Finding Private Carter

One of the young British soldiers who was part of the Mons Retreat is the subject of a remarkable genealogical quest, following the chance identification of a photograph that had hung in the Mons Tourist Office for years and was displayed at a ‘Who Do You Think You Are?’ event in Birmingham. The picture shows a proud, smiling young Tommy, taken at Mons a day or two before the first engagement with the Germans. It was captioned simply ‘AF Carter’. The Belgian Tourist Office in London contacted a leading genealogist, Marie Cappart, who set out to unlock the young man’s history and trace his descendants.

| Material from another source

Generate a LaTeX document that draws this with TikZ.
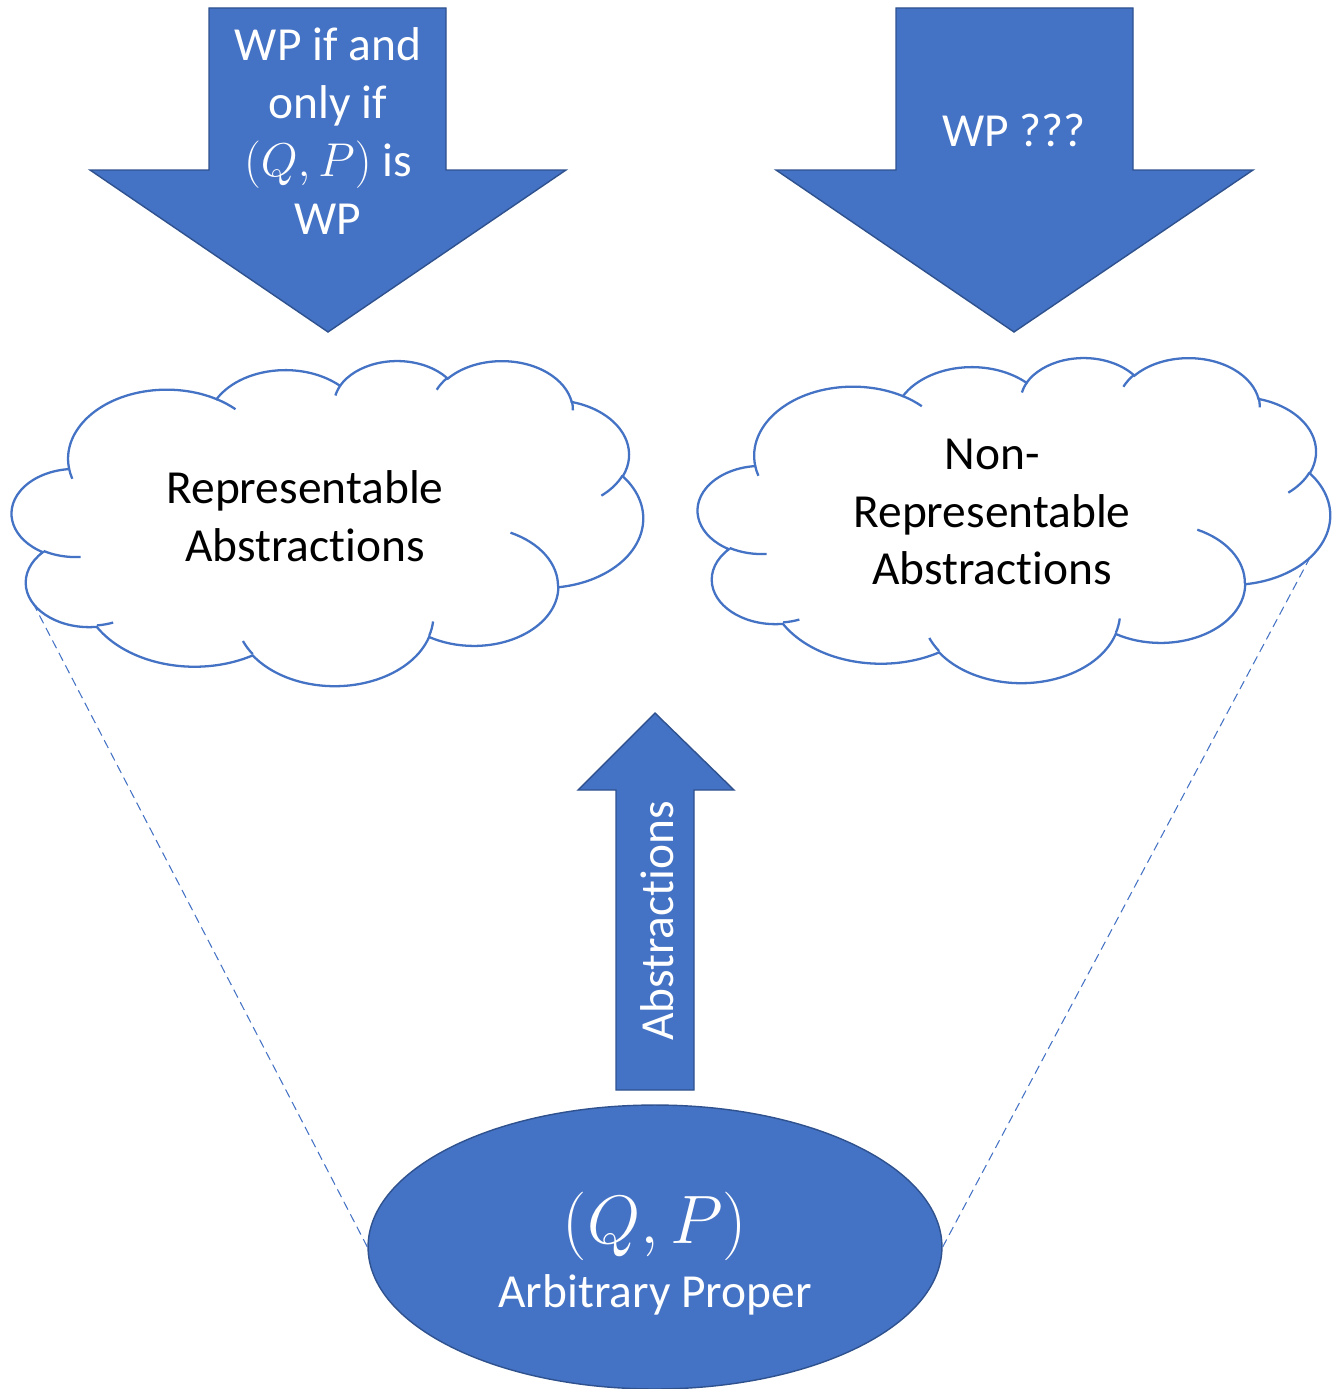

From the Imperial War Museum website, Marie Cappart identified ‘AF Carter’ as Private Arthur Frederick Carter, a member of D Company, 4th Battalion, Middlesex Regiment. No further information came to light from the Commonwealth War Graves Commission and the National Archives at Kew, but the genealogist located some discharge papers on another website, findmypast. “We then knew for sure that he had survived the First World War and were thrilled with the news,” said Marie, who discovered that Carter had served in the Second World War as well, when his regimental number led her to his discharge papers.

It turned out that Private Carter was just 20 when the Mons picture was taken. He remained with the Middlesex Regiment throughout the 1914-18 war. Marie went on to find a record of his marriage, the birth of his daughter, and finally the name of a grandchild. Using phonebooks and social media, she tracked down a potential lead in London, but letters and visits to potential addresses in England and Belgium proved fruitless – until the Tourist Office in London received a call from Arthur Carter’s grandson in Italy. He explained that his grandfather’s medals and photos were with his own son (Carter’s great-grandson) in north London, and that Carter had been buried there. The ‘missing’ years were gradually filled in. After WW1, Carter had served as a ‘Black and Tan’ in Ireland; in WW2 he was an anti-aircraft gunner in London; after the war he drove a petrol tanker for a living.

Both grandson and great-grandson have accepted an invitation to take part in the Mons centenary celebrations in 2018, when the family’s connection with the ‘First and Last’ town in Wallonia will come full circle.